Namun analis Nomura Sonal Varma menyebut, sejumlah negara berkembang di Asia mengenakan tarif tinggi pada ekspor AS. Dengan demikian risiko tarif timbal balik akan lebih tinggi.
Baca Juga: Tarif Trump Dorong Harga Emas ke Rekor Tertinggi, Selasa (11/2)
"Kami berharap negara di Asia akan memperkuat negosiasi dengan Trump sehingga bisa melindungi ekonomi," ujar Varma, seperti dikutip Bloomberg, kemarin.
Trump Jumat (7/2) lalu menegaskan akan memberi tarif sama dengan negara lain. Ancaman ini bisa menambah tekanan negara di Asia, yang mengandalkan AS sebagai negara tujuan ekspor.

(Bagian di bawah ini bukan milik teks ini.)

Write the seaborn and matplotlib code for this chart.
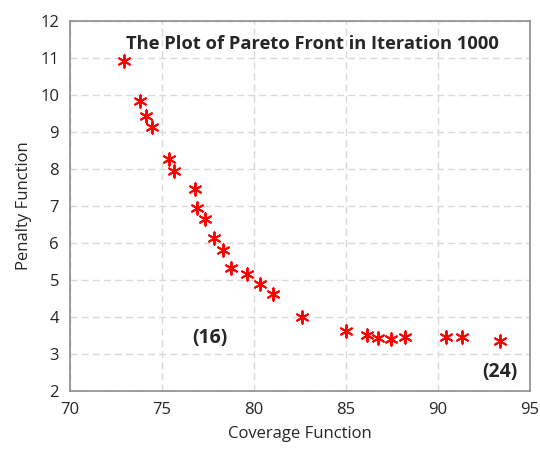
import seaborn as sns
import pandas as pd
import matplotlib.pyplot as plt

# pareto front points
coverage = [72.95, 73.8, 74.13, 74.46, 75.36, 75.67, 76.79, 76.9, 77.34, 77.83,
            78.3, 78.75, 79.64, 80.34, 81.03, 82.63, 85.03, 86.16, 86.76, 87.43,
            88.2, 90.47, 91.34, 93.4]
penalty = [10.92, 9.82, 9.42, 9.12, 8.27, 7.93, 7.46, 6.93, 6.64, 6.12,
           5.8, 5.32, 5.15, 4.88, 4.6, 3.99, 3.6, 3.51, 3.41, 3.39,
           3.45, 3.45, 3.44, 3.35]

sns.set_style("white")
plt.rcParams['font.family'] = ['Open Sans', 'DejaVu Sans']

df = pd.DataFrame({'Coverage Function': coverage, 'Penalty Function': penalty})

fig = plt.figure(figsize=(5.4, 4.5), dpi=100)
ax = fig.add_axes([0.13, 0.132, 0.851, 0.822])
sns.scatterplot(data=df, x='Coverage Function', y='Penalty Function', ax=ax,
                marker=(6, 2, 0), s=80, color='red', linewidth=1.4,
                edgecolor='red', zorder=3)

ax.set_xlim(70, 95)
ax.set_ylim(2, 12)
ax.set_xticks(range(70, 96, 5))
ax.set_yticks(range(2, 13))
ax.grid(True, linestyle=(0, (5, 3)), color='#d9d9d9', linewidth=1)
ax.tick_params(length=0, labelsize=12, pad=8)
for s in ax.spines.values():
    s.set_color('#8c8c8c')
    s.set_linewidth(1.2)
ax.set_xlabel('Coverage Function', fontsize=12, labelpad=6)
ax.set_ylabel('Penalty Function', fontsize=12, labelpad=6)

ax.text(83.2, 11.37, 'The Plot of Pareto Front in Iteration 1000', ha='center',
        va='center', fontsize=13.2, fontweight='bold')
ax.text(77.6, 3.42, '(16)', ha='center', va='center', fontsize=14, fontweight='bold')
ax.text(93.4, 2.5, '(24)', ha='center', va='center', fontsize=14, fontweight='bold')

plt.savefig('out.png', dpi=100)
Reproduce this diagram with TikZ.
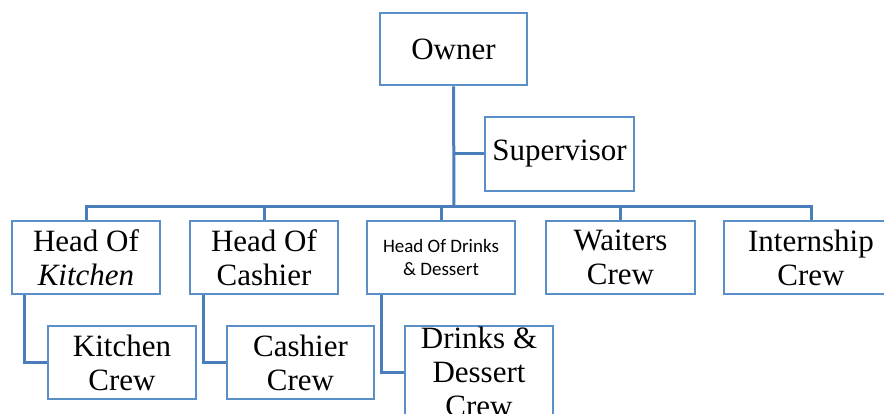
\documentclass[tikz,border=0pt]{standalone}
\usepackage{fontspec}
\setmainfont{Liberation Serif}
\newfontfamily\calfont{Carlito}
\usetikzlibrary{calc}
\definecolor{boxblue}{HTML}{5B8FC7}
\definecolor{linkblue}{HTML}{4A7EBB}
\begin{document}
\begin{tikzpicture}[x=1pt,y=-1pt,
  box/.style={draw=boxblue,line width=2.6pt,fill=white,align=center,inner sep=0pt,
    font=\fontsize{31}{34}\selectfont,minimum width=148,minimum height=73},
  link/.style={draw=linkblue,line width=3pt}]
\useasboundingbox (0,0) rectangle (884,414);
\clip (0,0) rectangle (884,414);
% nodes
\node[box,minimum width=147,minimum height=72] (own) at (453.5,49) {Owner};
\node[box,minimum width=149,minimum height=74] (sup) at (559.5,154) {Supervisor};
\node[box] (hk) at (86,257.5) {Head Of\\\itshape Kitchen};
\node[box] (hc) at (264,257.5) {Head Of\\Cashier};
\node[box,font=\calfont\fontsize{19}{23}\selectfont] (hd) at (441,257.5) {Head Of Drinks\\\& Dessert};
\node[box,minimum width=149] (wc) at (620.5,257.5) {Waiters\\Crew};
\node[box,minimum width=174] (ic) at (811,257.5) {Internship\\Crew};
\node[box] (kc) at (122,362.5) {Kitchen\\Crew};
\node[box,minimum width=147] (cc) at (300.5,362.5) {Cashier\\Crew};
\node[box,minimum height=92] (dc) at (479,372) {Drinks \&\\Dessert\\Crew};
% bus
\coordinate (bus) at (454,207);
% connectors
\draw[link] (own.south) -- (bus);
\draw[link] (sup.west) -- (sup.west -| own.south);
\draw[link] (hk.north) |- (bus) -| (ic.north);
\draw[link] (hc.north) -- (hc.north |- bus);
\draw[link] (hd.north) -- (hd.north |- bus);
\draw[link] (wc.north) -- (wc.north |- bus);
\draw[link] ([xshift=14]hk.south west) |- (kc.west);
\draw[link] ([xshift=15]hc.south west) |- (cc.west);
\draw[link] ([xshift=16]hd.south west) |- (dc.west);
\end{tikzpicture}
\end{document}
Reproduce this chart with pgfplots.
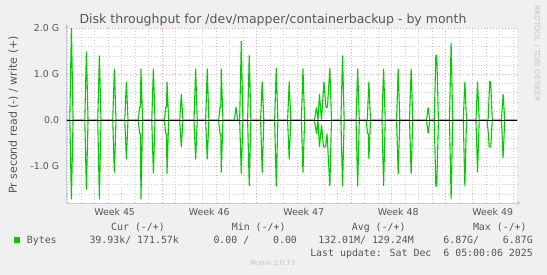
\documentclass[border=0pt]{standalone}
\usepackage{pgfplots}
\pgfplotsset{compat=1.18}
\usepackage{fontspec}
\setmainfont{DejaVu Sans}
\newfontfamily\monof{DejaVu Sans Mono}
\usetikzlibrary{arrows.meta}
\definecolor{bgc}{HTML}{F0F0F0}
\definecolor{txt}{HTML}{555555}
\definecolor{lgtxt}{HTML}{555555}
\definecolor{faint}{HTML}{C4C4C4}
\definecolor{gridmin}{HTML}{C8C8C8}
\definecolor{gridmaj}{HTML}{F2A0A0}
\definecolor{axc}{HTML}{C8C8E8}
\definecolor{dgreen}{HTML}{00CC00}
\begin{document}
\begin{tikzpicture}
\fill[bgc] (0pt,0pt) rectangle (547pt,275pt);
\useasboundingbox (0pt,0pt) rectangle (547pt,275pt);
\begin{axis}[
  at={(66.7pt,72pt)}, anchor=south west,
  scale only axis, width=450.3pt, height=174.7pt,
  xmin=-0.05, xmax=33.3, ymin=-1.80, ymax=2.0,
  axis background/.style={fill=white},
  axis x line*=bottom, axis y line*=left,
  axis line style={draw=axc, line width=0.8pt, -{Triangle[length=4pt,width=4pt]}, shorten >=-4pt},
  xtick={3.5,10.5,17.5,24.5,31.5},
  xticklabels={Week 45,Week 46,Week 47,Week 48,Week 49},
  extra x ticks={0,7,14,21,28},
  extra x tick labels={},
  extra x tick style={grid=major, major tick length=0pt},
  minor xtick={1,2,3,4,5,6,8,9,10,11,12,13,15,16,17,18,19,20,22,23,24,25,26,27,29,30,31,32,33},
  ytick={-1,0,1,2},
  yticklabels={-1.0 G,0.0,1.0 G,2.0 G},
  minor ytick={-1.8,-1.6,-1.4,-1.2,-0.8,-0.6,-0.4,-0.2,0.2,0.4,0.6,0.8,1.2,1.4,1.6,1.8},
  xmajorgrids=false, xminorgrids=true, ymajorgrids=true, yminorgrids=true,
  major grid style={draw=gridmaj, line width=0.6pt, dash pattern=on 1pt off 2pt},
  minor grid style={draw=gridmin, line width=0.6pt, dash pattern=on 1pt off 2pt},
  major tick length=0pt, minor tick length=0pt,
  tick style={draw=none},
  xticklabel style={font=\fontsize{9.4}{11}\selectfont, text=txt, anchor=base, inner sep=0pt, yshift=-12.1pt},
  yticklabel style={font=\fontsize{9.4}{11}\selectfont, text=txt, anchor=east, inner sep=0pt, xshift=-7.4pt},
  clip=true,
]
% write (+)
\addplot[dgreen, line width=1.1pt, line join=bevel] coordinates {
(-0.05,0)
(0.18,0)(0.30,2.05)(0.42,0)
(1.29,0)(1.41,1.50)(1.53,0)
(2.25,0)(2.37,1.41)(2.49,0)
(3.36,0)(3.48,1.12)(3.60,0)
(4.25,0)(4.37,0.84)(4.49,0)
(5.25,0)(5.35,0.28)(5.41,0.28)(5.45,1.12)(5.57,0)
(6.25,0)(6.37,1.12)(6.49,0)
(7.18,0)(7.28,0.28)(7.34,0.28)(7.38,0.84)(7.50,0)
(8.32,0)(8.44,0.57)(8.56,0)
(9.38,0)(9.50,1.12)(9.62,0)
(10.24,0)(10.36,1.12)(10.48,0)
(11.20,0)(11.30,0.28)(11.36,0.28)(11.40,1.12)(11.52,0)
(12.37,0)(12.49,0.29)(12.61,0)
(12.76,0)(12.88,1.72)(13.00,0)
(13.35,0)(13.47,1.41)(13.59,0)
(14.31,0)(14.43,0.84)(14.55,0)
(15.35,0)(15.47,1.14)(15.59,0)
(16.31,0)(16.43,0.84)(16.55,0)
(17.33,0)(17.45,1.12)(17.57,0)
(18.30,0)(18.45,0.28)(18.56,0)(18.67,0.57)(18.82,0)(19.00,0.84)(19.15,0.28)(19.26,0.28)(19.44,1.14)(19.56,0)
(20.26,0)(20.38,1.41)(20.50,0)
(21.38,0)(21.50,1.12)(21.62,0)
(22.21,0)(22.33,0.84)(22.45,0)
(23.30,0)(23.42,1.12)(23.54,0)
(24.38,0)(24.50,1.12)(24.62,0)
(25.34,0)(25.46,1.12)(25.58,0)
(26.60,0)(26.72,0.28)(26.84,0)
(27.17,0)(27.29,1.42)(27.36,1.40)(27.48,0)
(28.30,0)(28.42,1.69)(28.54,0)
(29.32,0)(29.44,0.84)(29.56,0)
(30.26,0)(30.38,0.84)(30.50,0)
(31.16,0)(31.28,0.85)(31.35,0.83)(31.47,0)
(32.15,0)(32.27,0.57)(32.39,0)
(33.3,0)
};
% read (-)
\addplot[dgreen, line width=1.1pt, line join=bevel] coordinates {
(-0.05,0)
(0.18,0)(0.30,-1.72)(0.42,0)
(1.29,0)(1.41,-1.51)(1.53,0)
(2.25,0)(2.37,-1.72)(2.49,0)
(3.36,0)(3.48,-1.14)(3.60,0)
(4.25,0)(4.37,-0.85)(4.49,0)
(5.25,0)(5.35,-0.29)(5.41,-0.29)(5.45,-1.72)(5.57,0)
(6.25,0)(6.37,-1.16)(6.49,0)
(7.18,0)(7.28,-0.29)(7.34,-0.29)(7.38,-1.16)(7.50,0)
(8.32,0)(8.44,-0.58)(8.56,0)
(9.38,0)(9.50,-0.85)(9.62,0)
(10.24,0)(10.36,-0.85)(10.48,0)
(11.20,0)(11.30,-0.29)(11.36,-0.29)(11.40,-1.14)(11.52,0)
(12.76,0)(12.88,-1.16)(13.00,0)
(13.35,0)(13.47,-1.43)(13.59,0)
(14.31,0)(14.43,-1.14)(14.55,0)
(15.35,0)(15.47,-1.44)(15.59,0)
(16.31,0)(16.43,-0.85)(16.55,0)
(17.33,0)(17.45,-1.14)(17.57,0)
(18.30,0)(18.45,-0.29)(18.56,0)(18.67,-0.58)(18.82,-0.10)(18.97,-0.58)(19.12,-0.58)(19.23,-0.29)(19.44,-1.44)(19.56,0)
(20.26,0)(20.38,-1.44)(20.50,0)
(21.38,0)(21.50,-1.44)(21.62,0)
(22.13,0)(22.23,-0.29)(22.29,-0.29)(22.33,-0.85)(22.45,0)
(23.30,0)(23.42,-1.43)(23.54,0)
(24.38,0)(24.50,-1.17)(24.62,0)
(25.34,0)(25.46,-1.17)(25.58,0)
(26.60,0)(26.72,-0.29)(26.84,0)
(27.17,0)(27.29,-1.44)(27.36,-1.42)(27.48,0)
(28.30,0)(28.42,-1.72)(28.54,0)
(29.32,0)(29.44,-1.44)(29.56,0)
(30.26,0)(30.38,-1.14)(30.50,0)
(31.08,0)(31.18,-0.29)(31.24,-0.58)(31.36,-0.57)(31.47,0)
(32.15,0)(32.27,-0.82)(32.39,0)
(33.3,0)
};
\addplot[black, line width=0.8pt] coordinates {(-0.05,0) (33.3,0)};
\end{axis}
% title
\node[text=txt, font=\fontsize{12.5}{15}\selectfont] at (273pt,255pt) {Disk throughput for /dev/mapper/containerbackup - by month};
% y label
\node[text=txt, rotate=90, font=\fontsize{11}{13}\selectfont] at (13.5pt,160pt) {Pr second read (-) / write (+)};
% rrdtool
\node[text=faint, rotate=-90, font=\fontsize{7.5}{9}\selectfont] at (537pt,221.6pt) {RRDTOOL / TOBI OETIKER};
% legend
\begin{scope}[every node/.style={inner sep=0pt, text=lgtxt, font=\monof\fontsize{9.9}{11}\selectfont}]
\node[anchor=base west] at (111pt,44.1pt) {Cur (-/+)};
\node[anchor=base west] at (231.7pt,44.1pt) {Min (-/+)};
\node[anchor=base west] at (351.7pt,44.1pt) {Avg (-/+)};
\node[anchor=base west] at (472.8pt,44.1pt) {Max (-/+)};
\node[anchor=base west] at (26.7pt,31.4pt) {Bytes};
\node[anchor=base west] at (89.3pt,31.4pt) {39.93k/ 171.57k};
\node[anchor=base west] at (213.3pt,31.4pt) {0.00 /\ \ \ \ 0.00};
\node[anchor=base west] at (318.2pt,31.4pt) {132.01M/ 129.24M};
\node[anchor=base east] at (533pt,31.4pt) {6.87G/\ \ \ \ 6.87G};
\node[anchor=base east] at (533pt,18.7pt) {Last update: Sat Dec\ \ 6 05:00:06 2025};
\end{scope}
\fill[dgreen] (14pt,32pt) rectangle (20pt,37.7pt);
\node[text=faint, inner sep=0pt, font=\fontsize{6.9}{8}\selectfont] at (272.7pt,11.7pt) {Munin 2.0.73};
\end{tikzpicture}
\end{document}
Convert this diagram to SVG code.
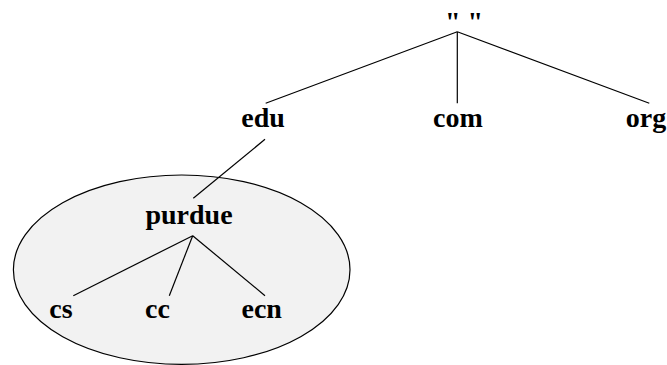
<svg xmlns="http://www.w3.org/2000/svg" width="667" height="365" viewBox="0 0 667 365">
<style>
text{font-family:"Liberation Serif","Times New Roman",serif;font-weight:bold;font-size:28px;text-anchor:middle;fill:#000}
line{stroke:#000;stroke-width:1.2}
</style>
<rect width="667" height="365" fill="#fff"/>
<g id="zone">
<ellipse cx="181.7" cy="269.7" rx="168.3" ry="94.7" fill="#f2f2f2" stroke="#000" stroke-width="1.2"/>
</g>
<g id="connectors">
<line x1="457.3" y1="31.7" x2="265.7" y2="103.3"/>
<line x1="457.3" y1="31.7" x2="457.3" y2="103.3"/>
<line x1="457.3" y1="31.7" x2="649.3" y2="103.3"/>
<line x1="265" y1="139.3" x2="193.3" y2="198.3"/>
<line x1="192.7" y1="235.7" x2="73.3" y2="295.7"/>
<line x1="192.7" y1="235.7" x2="169.3" y2="295.7"/>
<line x1="192.7" y1="235.7" x2="265" y2="295.7"/>
</g>
<g id="root"><text x="464" y="31">" "</text></g>
<g id="edu"><text x="263" y="127">edu</text></g>
<g id="com"><text x="458" y="127">com</text></g>
<g id="org"><text x="646" y="127">org</text></g>
<g id="purdue"><text x="189" y="224">purdue</text></g>
<g id="cs"><text x="61" y="318">cs</text></g>
<g id="cc"><text x="157.5" y="318">cc</text></g>
<g id="ecn"><text x="261.7" y="318">ecn</text></g>
</svg>
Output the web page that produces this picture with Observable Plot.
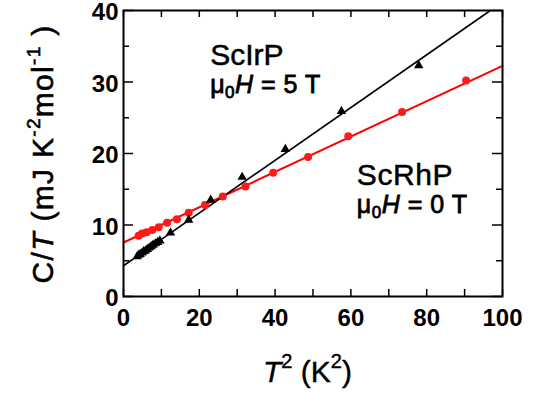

India misalnya telah berunding dengan AS untuk membeli lebih banyak LNG dari AS. Sementara Thailand mengaku akan lebih banyak membeli produk AS, seperti etana dan produk pertanian.
Tarif akan naik
Menurut ekonom Bloomberg Maeva Cousin dan ekonom Deutsche Bank George Saravelos, India bisa jadi incaran AS karena tarif rata-rata yang India kenakan atas barang AS 10% lebih tinggi dari pungutan AS pada barang India.
"Jika istilah imbal balik diartikan lebih luas, mencakup surplus perdagangan atau pajak yang dikenakan negara atas perusahaan AS, maka dampaknya bisa jauh lebih besar bagi negara terkait," ujar Saravelos.
Baca Juga: Kekayaan Elon Musk Anjlok di Bawah US$400 Miliar untuk Pertama Kalinya pada 2025
Hitungan Analis Morgan Stanley Chetan Ahya, India dan Thailand menjadi negara yang berpotensi menghadapi kenaikan tarif 4%-6%, dengan asumsi AS mengenakan bea masuk untuk mengurangi perbedaan. Namun cara India meningkatkan pembeliannya atas peralatan pertahanan, energi dan pesawat AS bisa menjadi alat negosiasi.
"Kebijakan tarif Trump kali ini efeknya lebih agresif ketimbang perang dagang pertama pada tahun 2018-2019. Ketegangan perdagangan bisa makin meluas," jelas Ahya. Hanya saja, rincian kebijakan masih bergantung keputusan Trump selanjutnya.